Adrian postanowił podjąć temat relacji z Boxdelem. Wypowiedział się na temat całej jego przygody w Fame MMA i stwierdził, że przez cały czas Michał podcinał mu skrzydła i zawsze wspierał jego przeciwników. Przytoczył również sytuacje, w której włodarz Fame MMA przyjechał w dzień walki dodgem, czyli autem, które miał zgarnąć jeden z największych zadymiarz na gali. Polak opowiedział, że wszedł do tego auta i nie mógł uwierzyć, że taki samochód może być jego, na co jak sam mówi Boxdel odpowiedział mu, że zrobi wszystko, żeby Adrian tego auta nie wygrał. Mogłoby to tłumaczyć wielki oburzenie Polaka po tym, jak samochód zgarnął Robert Pasut a nie on.

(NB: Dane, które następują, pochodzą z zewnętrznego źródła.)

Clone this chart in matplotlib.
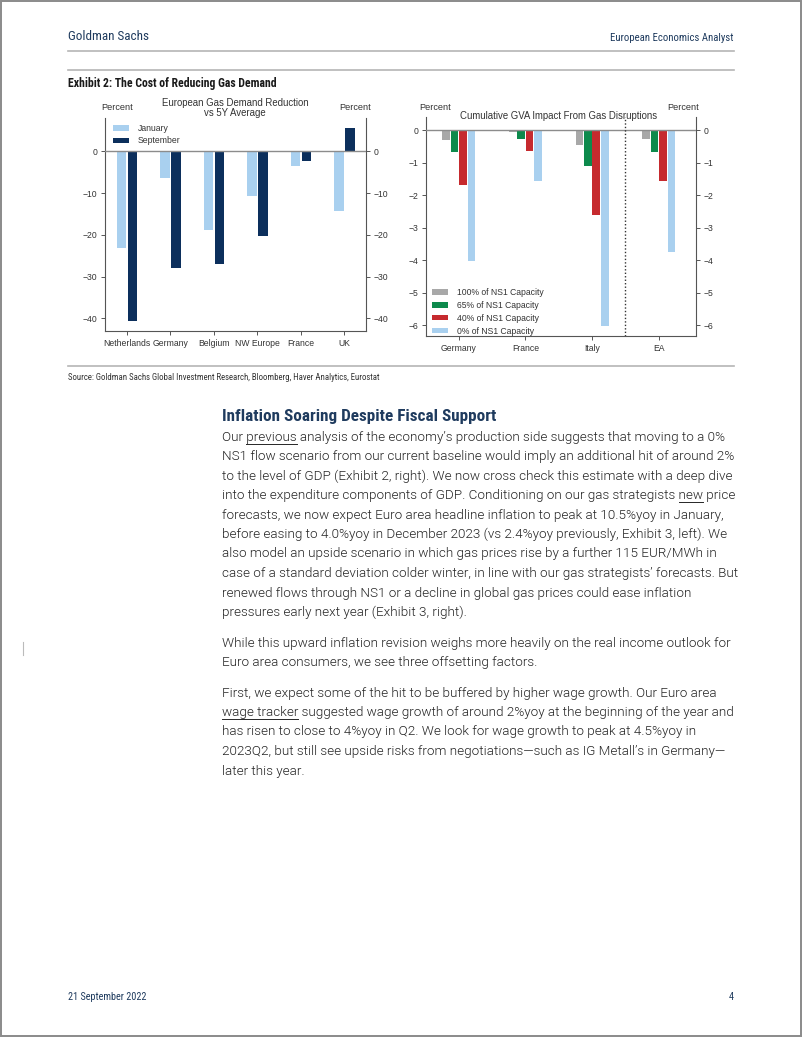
import matplotlib
matplotlib.use('Agg')
import matplotlib.pyplot as plt
from matplotlib import font_manager as fm
from matplotlib.font_manager import FontProperties
from matplotlib.lines import Line2D
from matplotlib.patches import Rectangle
import numpy as np

# ---------------- data ----------------
countries = ['Netherlands', 'Germany', 'Belgium', 'NW Europe', 'France', 'UK']
jan = [-23.1, -6.3, -18.9, -10.7, -3.4, -14.2]
sep = [-40.6, -28.0, -27.0, -20.2, -2.4, 5.6]
left_yticks = [0, -10, -20, -30, -40]

regions = ['Germany', 'France', 'Italy', 'EA']
cap100 = [-0.30, -0.06, -0.45, -0.27]
cap65 = [-0.68, -0.29, -1.12, -0.67]
cap40 = [-1.68, -0.65, -2.60, -1.58]
cap0 = [-4.02, -1.58, -6.03, -3.75]
cap_labels = ['100% of NS1 Capacity', '65% of NS1 Capacity',
              '40% of NS1 Capacity', '0% of NS1 Capacity']
right_yticks = [0, -1, -2, -3, -4, -5, -6]

# ---------------- fonts ----------------
SANS = 'Liberation Sans'


def find_cond(bold):
    prefs = ['Liberation Sans Narrow', 'Roboto Condensed', 'Open Sans Condensed', 'DejaVu Sans',
             'Noto Sans', 'Open Sans', 'Roboto']
    best = None
    for fam in prefs:
        for f in fm.fontManager.ttflist:
            nm = (f.fname + ' ' + f.name).lower()
            if f.name != fam and not f.name.startswith(fam):
                continue
            if not ('condensed' in nm or 'narrow' in nm or f.stretch in ('condensed', 'semi-condensed',
                                                                           'extra-condensed')):
                continue
            if 'italic' in nm or 'oblique' in nm or 'mono' in nm or 'serif' in nm:
                continue
            w = f.weight if isinstance(f.weight, int) else (700 if 'bold' in str(f.weight) else 400)
            target = 700 if bold else 400
            score = abs(w - target)
            if 'extra' in nm or 'semi' in nm:
                score += 50
            if best is None or score < best[0]:
                best = (score, f.fname)
        if best is not None and best[0] < 150:
            return FontProperties(fname=best[1])
    return FontProperties(family=SANS, weight='bold' if bold else 'normal')


COND_R = find_cond(False)
COND_B = find_cond(True)


def find_light():
    for fam in ['Roboto', 'Inter', 'Open Sans', 'Noto Sans']:
        for f in fm.fontManager.ttflist:
            nm = f.fname.lower()
            if f.name == fam and f.weight == 300 and 'italic' not in nm:
                return FontProperties(fname=f.fname)
    return FontProperties(family=SANS)


BODY = find_light()

# ---------------- helpers ----------------
W, H = 802, 1037
fig = plt.figure(figsize=(W / 100, H / 100), dpi=100)
renderer = fig.canvas.get_renderer()


def fx(x):
    return x / W


def fy(y):
    return 1 - y / H


def rect(l, t, r, b):
    return [l / W, 1 - b / H, (r - l) / W, (b - t) / H]


def measure(s, fp, size):
    fp = fp.copy()
    fp.set_size(size)
    t = fig.text(0, 0, s, fontproperties=fp)
    w = t.get_window_extent(renderer).width
    t.remove()
    return w


def fit_text(x, y, s, fp, width, maxsize, ha='left', **kw):
    size = min(maxsize, 10 * width / measure(s, fp, 10))
    fp = fp.copy()
    fp.set_size(size)
    return fig.text(fx(x), fy(y), s, fontproperties=fp, ha=ha, va='center', **kw)


NAVY = '#1f3b5e'
GRID = '#555555'
TXT = '#333333'

# page border
fig.add_artist(Rectangle((0.6 / W, 0.6 / H), 1 - 1.2 / W, 1 - 1.2 / H, transform=fig.transFigure,
                         fill=False, ec='#8a8a8a', lw=1.4))

# header
fit_text(68, 36, 'Goldman Sachs', COND_R, 82, 11, color=NAVY)
fit_text(734, 38, 'European Economics Analyst', COND_R, 122, 8.5, ha='right', color=NAVY)
for yy in (51, 70):
    fig.add_artist(Line2D([fx(68), fx(734)], [fy(yy), fy(yy)], color='#b5b5b5', lw=1.2))
fit_text(68, 83, 'Exhibit 2: The Cost of Reducing Gas Demand', COND_B, 210, 9, color='#1a1a1a')


def style_axes(ax):
    ax.set_facecolor('none')
    ax.spines['top'].set_visible(False)
    for s in ('left', 'right', 'bottom'):
        ax.spines[s].set_color(GRID)
        ax.spines[s].set_linewidth(0.8)
    ax.tick_params(axis='both', direction='out', length=3, width=0.7, colors=GRID,
                   labelcolor=TXT, labelsize=6.2, pad=2.5)
    ax.tick_params(axis='y', right=True, labelright=True)
    for lab in ax.get_xticklabels() + ax.get_yticklabels():
        lab.set_family(SANS)


# ---------------- left chart ----------------
ax1 = fig.add_axes(rect(105, 118, 366, 331))
x1 = np.arange(len(countries))
ax1.bar(x1 - 0.125, jan, 0.22, color='#a9d0ef', label='January', zorder=2)
ax1.bar(x1 + 0.13, sep, 0.22, color='#0c2f5c', label='September', zorder=2)
ax1.axhline(0, color='#8c8c8c', lw=1, zorder=3)
ax1.set_xlim(-0.5, 5.5)
ax1.set_ylim(-43, 8)
ax1.set_yticks(left_yticks)
ax1.set_xticks(x1, countries)
style_axes(ax1)
leg1 = ax1.legend(loc='upper left', bbox_to_anchor=(fx(113), fy(124)), bbox_transform=fig.transFigure,
                  frameon=False, prop={'family': SANS, 'size': 6.2}, handlelength=1.9, handleheight=0.6,
                  handletextpad=1.0, labelspacing=0.4, borderpad=0, borderaxespad=0)
for t in leg1.get_texts():
    t.set_color(TXT)
fig.text(fx(235), fy(108), 'European Gas Demand Reduction\nvs 5Y Average', family=SANS, fontsize=6.9,
         color=TXT, ha='center', va='center', linespacing=0.92)
fig.text(fx(117), fy(107), 'Percent', family=SANS, fontsize=6.6, color=TXT, ha='center', va='center')
fig.text(fx(355), fy(107), 'Percent', family=SANS, fontsize=6.6, color=TXT, ha='center', va='center')

# ---------------- right chart ----------------
ax2 = fig.add_axes(rect(426, 117, 696, 336))
x2 = np.arange(len(regions))
cols = ['#a8a8a8', '#0d8a4c', '#c62a2e', '#a9d0ef']
offs = [-0.19, -0.063, 0.063, 0.19]
for vals, off, c, lab in zip([cap100, cap65, cap40, cap0], offs, cols, cap_labels):
    ax2.bar(x2 + off, vals, 0.115, color=c, label=lab, zorder=2)
ax2.axhline(0, color='#8c8c8c', lw=1, zorder=3)
ax2.axvline(2.5, color='#333333', lw=1, ls=(0, (1, 1.5)), zorder=3)
ax2.set_xlim(-0.49, 3.56)
ax2.set_ylim(-6.33, 0.4)
ax2.set_yticks(right_yticks)
ax2.set_xticks(x2, regions)
style_axes(ax2)
leg2 = ax2.legend(loc='upper left', bbox_to_anchor=(fx(432), fy(288)), bbox_transform=fig.transFigure,
                  frameon=False, prop={'family': SANS, 'size': 6.2}, handlelength=1.9, handleheight=0.6,
                  handletextpad=1.0, labelspacing=0.45, borderpad=0, borderaxespad=0)
for t in leg2.get_texts():
    t.set_color(TXT)
fig.text(fx(559), fy(116), 'Cumulative GVA Impact From Gas Disruptions', family=SANS, fontsize=6.9,
         color=TXT, ha='center', va='center')
fig.text(fx(435), fy(107), 'Percent', family=SANS, fontsize=6.6, color=TXT, ha='center', va='center')
fig.text(fx(683), fy(107), 'Percent', family=SANS, fontsize=6.6, color=TXT, ha='center', va='center')

# source
fig.add_artist(Line2D([fx(68), fx(734)], [fy(366), fy(366)], color='#b5b5b5', lw=1.2))
fit_text(68, 377, 'Source: Goldman Sachs Global Investment Research, Bloomberg, Haver Analytics, Eurostat',
         COND_R, 312, 7.5, color='#333333')

# ---------------- body text ----------------
X0 = 222
fit_text(X0, 417, 'Inflation Soaring Despite Fiscal Support', COND_B, 273, 13.5, color=NAVY)

paragraphs = [
    ["Our previous analysis of the economy\u2019s production side suggests that moving to a 0%",
     "NS1 flow scenario from our current baseline would imply an additional hit of around 2%",
     "to the level of GDP (Exhibit 2, right). We now cross check this estimate with a deep dive",
     "into the expenditure components of GDP. Conditioning on our gas strategists new price",
     "forecasts, we now expect Euro area headline inflation to peak at 10.5%yoy in January,",
     "before easing to 4.0%yoy in December 2023 (vs 2.4%yoy previously, Exhibit 3, left). We",
     "also model an upside scenario in which gas prices rise by a further 115 EUR/MWh in",
     "case of a standard deviation colder winter, in line with our gas strategists\u2019 forecasts. But",
     "renewed flows through NS1 or a decline in global gas prices could ease inflation",
     "pressures early next year (Exhibit 3, right)."],
    ["While this upward inflation revision weighs more heavily on the real income outlook for",
     "Euro area consumers, we see three offsetting factors."],
    ["First, we expect some of the hit to be buffered by higher wage growth. Our Euro area",
     "wage tracker suggested wage growth of around 2%yoy at the beginning of the year and",
     "has risen to close to 4%yoy in Q2. We look for wage growth to peak at 4.5%yoy in",
     "2023Q2, but still see upside risks from negotiations\u2014such as IG Metall\u2019s in Germany\u2014",
     "later this year."],
]
underlines = {0: 'previous', 3: 'new', 13: 'wage tracker'}

body_fs = 10 * 510 / measure(paragraphs[0][1], BODY, 10)
BODYP = BODY.copy()
BODYP.set_size(body_fs)

LS = 19.5
PG = 11.0
y = 437
idx = 0
for para in paragraphs:
    for line in para:
        fig.text(fx(X0), fy(y), line, fontproperties=BODYP, color='#262626', va='center', ha='left')
        if idx in underlines:
            word = underlines[idx]
            k = line.index(word)
            pre = line[:k + len(word)]
            x_end = measure(pre, BODY, body_fs)
            x_start = x_end - measure(word, BODY, body_fs)
            fig.add_artist(Line2D([fx(X0 + x_start), fx(X0 + x_end)], [fy(y + 6.5), fy(y + 6.5)],
                                  color='#262626', lw=0.7))
        y += LS
        idx += 1
    y += PG

# small margin mark
fig.add_artist(Line2D([fx(23), fx(23)], [fy(642), fy(655)], color='#bbbbbb', lw=0.8))

# footer
fit_text(68, 997, '21 September 2022', COND_R, 78, 8.5, color=NAVY)
fit_text(734, 997, '4', COND_R, 5, 8, ha='right', color=NAVY)

fig.savefig('out.png', dpi=100)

Polak zachowuje się jak Patus?
Wardęga zasugerował, że ostatnio zachowania Polaka są patologiczne. Ten, jednak stwierdził, że włodarze Fame MMA właśnie tego od niego wymagają. Przytoczył sytuację, w której Boxdel zarzucił mu, że przez chodzenie do psychologa jest nudny na konferencjach. Stwierdził, że przez to zrezygnował z usług specjalisty i teraz nie może sobie poradzić. Powiedział, że nie umie tego wypośrodkować i cały czas przechodzi od skrajności w skrajność.